For this one, I looped some piano parts, and cut up and reversed a bunch of vocals from the same track. I set it up so the different singer’s notes were linked to the correct keys on my keyboard, and then had fun playing along. The timing in the middle section is off, but sometimes that’s how it is with bogeydogs.

I think this would be cutting-edge if prefuse73 hadn’t already done it much better five years ago.



Beat 33: Malducci’s


I heard some slide guitar on the radio, and it occurred to me that that’s where all the emotions kept are these days, in those slidey wails. I don’t have one of those slide finger covers, so I used a tiny red bottle of mezcal that has been sitting on our shelf for ages. I sequenced a beat to justify the whole thing, then I put it together with part of an interview I found on the web.



Beat 30: Tell them I came


Today I didn’t sequence anything, I just put together samples that I liked. I started with a bunch of strings as a background texture, then I added a slowed-down and down-pitched drumbeat. I found a trombone sample and a trumpet sample that I liked, and I changed the pitch so they matched the strings. I realized there still wasn’t any bass, so I found a different sample with bass and piano which seemed to fill things out. Finally, I added some cymbal crashes, and one drum-fill playing with pitch-shifting and panning.
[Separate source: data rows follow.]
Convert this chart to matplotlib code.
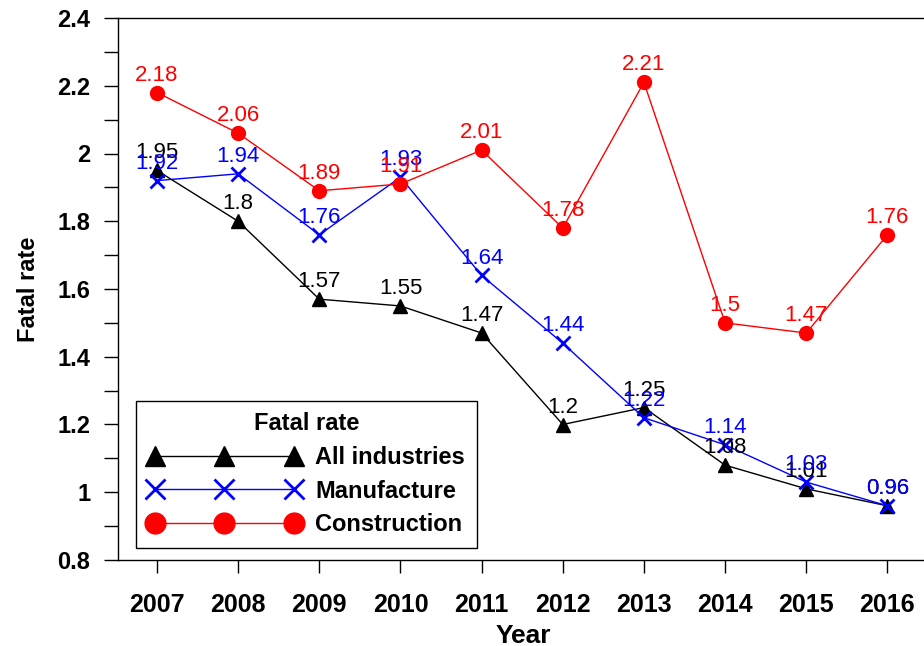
import matplotlib
matplotlib.use("Agg")
import matplotlib.pyplot as plt
from matplotlib.ticker import MultipleLocator

plt.rcParams['font.family'] = ['Liberation Sans', 'DejaVu Sans']

# data
years = [2007, 2008, 2009, 2010, 2011, 2012, 2013, 2014, 2015, 2016]
all_industries = [1.95, 1.8, 1.57, 1.55, 1.47, 1.2, 1.25, 1.08, 1.01, 0.96]
manufacture = [1.92, 1.94, 1.76, 1.93, 1.64, 1.44, 1.22, 1.14, 1.03, 0.96]
construction = [2.18, 2.06, 1.89, 1.91, 2.01, 1.78, 2.21, 1.5, 1.47, 1.76]

fig = plt.figure(figsize=(9.24, 6.46), dpi=100)
ax = fig.add_axes([118/924, 1 - 560/646, (928 - 118)/924, (560 - 18)/646])

series = [
    (all_industries, "All industries", "black", "^"),
    (manufacture, "Manufacture", "blue", "x"),
    (construction, "Construction", "red", "o"),
]

for vals, name, col, mk in series:
    ax.plot(years, vals, color=col, marker=mk, markersize=10,
            markeredgewidth=2 if mk == "x" else 1, lw=1, label=name)
    for x, y in zip(years, vals):
        ax.annotate("%g" % y, (x, y), xytext=(0, 5), textcoords="offset points",
                    ha="center", va="bottom", color=col, fontsize=16)

ax.set_xlim(2006.52, 2016.5)
ax.set_ylim(0.8, 2.4)
ax.set_xticks(years)
ax.yaxis.set_major_locator(MultipleLocator(0.2))
ax.yaxis.set_minor_locator(MultipleLocator(0.1))
ax.yaxis.set_major_formatter(matplotlib.ticker.FuncFormatter(lambda v, p: "%g" % round(v, 2)))

ax.tick_params(axis="x", which="major", direction="out", length=9.5, width=1,
               pad=14, labelsize=18)
ax.tick_params(axis="y", which="both", direction="out", length=10, width=1,
               pad=10, labelsize=17)
for lab in ax.get_xticklabels() + ax.get_yticklabels():
    lab.set_fontweight("bold")

ax.spines["right"].set_visible(False)
for s in ["left", "bottom", "top"]:
    ax.spines[s].set_linewidth(1)

ax.set_xlabel("Year", fontsize=19, fontweight="bold", labelpad=5)
ax.set_ylabel("Fatal rate", fontsize=17, fontweight="bold", labelpad=12)

leg = ax.legend(loc="lower left", bbox_to_anchor=(0.022, 0.022), borderaxespad=0,
                title="Fatal rate", numpoints=3, markerscale=1.5, handlelength=6.5,
                fancybox=False, edgecolor="black", framealpha=1,
                prop={"size": 17, "weight": "bold"}, labelspacing=0.45,
                handletextpad=0.6, borderpad=0.5)
leg.get_title().set_fontweight("bold")
leg.get_title().set_fontsize(17)
leg.get_frame().set_linewidth(1)

fig.savefig("out.png", dpi=100)
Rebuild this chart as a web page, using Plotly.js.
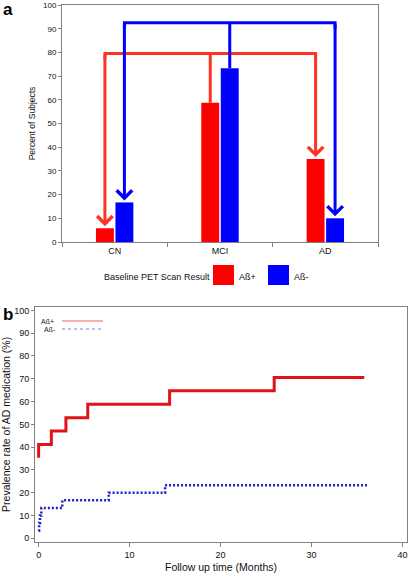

I’m pretty excited about doing more like this one. It sounds very much like DJ Cam’s album Underground Vibes. At first I felt like I was ripping off his sound too much, but I was thinking about it some more, and I determined that I love that album so much that I wish there were five other similar albums. If I have to make them myself, so be it!



Beat 13: Aquafatigue


Something about the ticking clock noise from the accordion beat stayed lodged in
my head. It’s funny that certain sounds are as evocative as smells, like a train
whistle or the sound of rain on a roof. It turns out that there wasn’t even a
ticking clock in the accordion song- that and the tapping I heard were both just
mechanical noises from the original accordion sample (played by Daedelus). It
still seemed like a good sound to revisit, so I used it here, along with a
backwards electric piano. The kick drum begins with a whoosh of backwardsness,
and there’s a little synth puh-plink to drive home the despair.